Proximity’s data representation and modeling techniques provide several advantages over traditional methods:
Relational models. Conventional tools cannot exploit the relational structure of data sets. Analysts have to encode the relational structure as propositional features, rather than having the algorithm automatically search over all such features. In addition, such propositional encoding makes it impossible to adjust for relational characteristics of data such as autocorrelation and degree disparity.
Graph query language. Conventional query languages such as SQL make it difficult to retrieve arbitrary subgraphs. Instead, users are limited to retrieving individual records or constructing new records that summarize relational structure. QGraph makes it easy to retrieve and examine arbitrary portions of the graph and thus eases the process of relational knowledge discovery.

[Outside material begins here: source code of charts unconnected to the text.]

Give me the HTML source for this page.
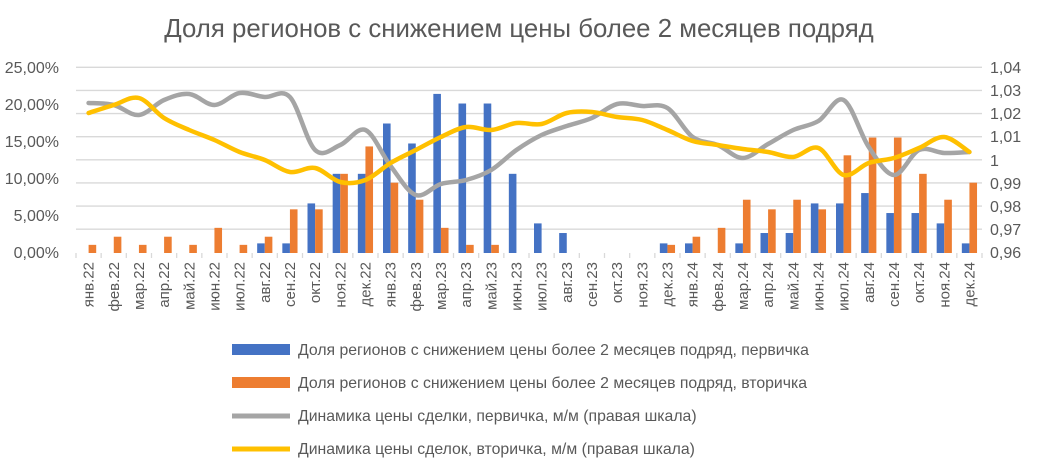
<!DOCTYPE html>
<html><head><meta charset="utf-8"><style>
html,body{margin:0;padding:0;background:#fff;}
svg{display:block;font-family:"Liberation Sans",Arial,sans-serif;}
</style></head><body>
<svg id="s" width="1042" height="474" viewBox="0 0 1042 474" xmlns="http://www.w3.org/2000/svg">
<rect width="1042" height="474" fill="#fff"/>
<text x="519" y="37" text-anchor="middle" font-size="25.8" fill="#595959">Доля регионов с снижением цены более 2 месяцев подряд</text>
<g id="grid" stroke="#d9d9d9" stroke-width="1.3"></g>
<g id="bars"></g>
<g id="lines"></g>
<g font-size="16" fill="#595959" text-anchor="end">
<text x="59" y="73">25,00%</text><text x="59" y="110">20,00%</text><text x="59" y="147">15,00%</text>
<text x="59" y="184">10,00%</text><text x="59" y="221">5,00%</text><text x="59" y="258">0,00%</text>
</g>
<g font-size="16" fill="#595959" text-anchor="start">
<text x="990" y="73">1,04</text><text x="990" y="96">1,03</text><text x="990" y="119">1,02</text><text x="990" y="142">1,01</text>
<text x="990" y="166">1</text><text x="990" y="189">0,99</text><text x="990" y="212">0,98</text><text x="990" y="235">0,97</text><text x="990" y="258">0,96</text>
</g>
<g id="xl" font-size="15" fill="#595959" text-anchor="end"></g>
<g font-size="15.8" fill="#595959">
<rect x="232" y="344" width="58" height="11" fill="#4472c4"/>
<text x="298" y="355">Доля регионов с снижением цены более 2 месяцев подряд, первичка</text>
<rect x="232" y="377" width="58" height="11" fill="#ed7d31"/>
<text x="298" y="388">Доля регионов с снижением цены более 2 месяцев подряд, вторичка</text>
<line x1="232" y1="416" x2="290" y2="416" stroke="#a5a5a5" stroke-width="5"/>
<text x="298" y="421">Динамика цены сделки, первичка, м/м (правая шкала)</text>
<line x1="232" y1="449" x2="290" y2="449" stroke="#ffc000" stroke-width="5"/>
<text x="298" y="454">Динамика цены сделок, вторичка, м/м (правая шкала)</text>
</g>
</svg>
<script>
var NS="http://www.w3.org/2000/svg",L=76,R=982,W=(R-L)/36,Y0=253,P=7.4;
function el(t,a,p){var e=document.createElementNS(NS,t);for(var k in a)e.setAttribute(k,a[k]);document.getElementById(p).appendChild(e);return e;}
for(var i=0;i<8;i++){var y=67.3+i*(185/8);el('line',{x1:L,x2:R,y1:y,y2:y},'grid');}
for(var i=0;i<=36;i++){var x=L+i*W;el('line',{x1:x,x2:x,y1:Y0,y2:Y0+5},'grid');}
var m=["янв","фев","мар","апр","май","июн","июл","авг","сен","окт","ноя","дек"];
for(var i=0;i<36;i++){var cx=L+W*(i+0.5);var t=el('text',{x:0,y:0,transform:'translate('+(cx+5)+',262) rotate(-90)'},'xl');t.textContent=m[i%12]+"."+(22+Math.floor(i/12));}
var B=[0,0,0,0,0,0,0,1.3,1.3,6.7,10.7,10.7,17.5,14.8,21.5,20.2,20.2,10.7,4.0,2.7,0,0,0,1.3,1.3,0,1.3,2.7,2.7,6.7,6.7,8.1,5.4,5.4,4.0,1.3];
var O=[1.1,2.2,1.1,2.2,1.1,3.4,1.1,2.2,5.9,5.9,10.7,14.4,9.5,7.2,3.4,1.1,1.1,0,0,0,0,0,0,1.1,2.2,3.4,7.2,5.9,7.2,5.9,13.2,15.6,15.6,10.7,7.2,9.5];
for(var i=0;i<36;i++){var x=L+i*W+5;
if(B[i])el('rect',{x:x,y:Y0-B[i]*P,width:7.6,height:B[i]*P,fill:'#4472c4'},'bars');
if(O[i])el('rect',{x:x+7.6,y:Y0-O[i]*P,width:7.6,height:O[i]*P,fill:'#ed7d31'},'bars');}
var G=[103,105,115,100,94,105,93,97,97,150,145,130,166,195,184,180,170,150,135,126,118,104,106,108,137,145,158,144,130,121,100,147,175,150,153,152];
var Yl=[113,105,98,118,130,140,152,160,172,168,182,180,163,150,137,127,130,123,124,113,112,117,120,130,141,145,149,152,157,148,175,163,158,148,137,152];
function path(a){var p=a.map(function(y,i){return [L+W*(i+0.5),y];});var d="M"+p[0][0]+","+p[0][1];
for(var i=0;i<p.length-1;i++){var p0=p[i-1]||p[i],p1=p[i],p2=p[i+1],p3=p[i+2]||p2;
d+=" C"+(p1[0]+(p2[0]-p0[0])/6)+","+(p1[1]+(p2[1]-p0[1])/6)+" "+(p2[0]-(p3[0]-p1[0])/6)+","+(p2[1]-(p3[1]-p1[1])/6)+" "+p2[0]+","+p2[1];}return d;}
el('path',{d:path(G),fill:'none',stroke:'#a5a5a5','stroke-width':4.5,'stroke-linecap':'round'},'lines');
el('path',{d:path(Yl),fill:'none',stroke:'#ffc000','stroke-width':4.5,'stroke-linecap':'round'},'lines');
</script>
</body></html>
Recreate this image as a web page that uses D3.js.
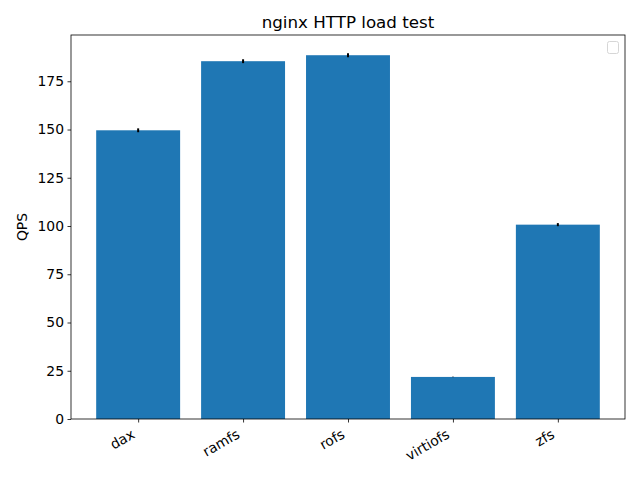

Flexible data representation. In a conventional relational database, transforming the schema of a database is a difficult and time-consuming process. A Proximity database does not have a fixed schema. Instead, QGraph queries are used to define the schema for a particular analysis. This can substantially improve the ability to discover knowledge in relational data [Jensen and Neville, KDD, 2002].
Efficient scaling. In a traditional database system, increasing the number of attributes on an object decreases the number of records that can be paged into memory at once. In Proximity, each attribute is stored in its own table. While most operations require a join, MonetDB makes such operations very efficient. As a result, an analyst can create hundreds or even thousands of attributes with little or no impact on query speed.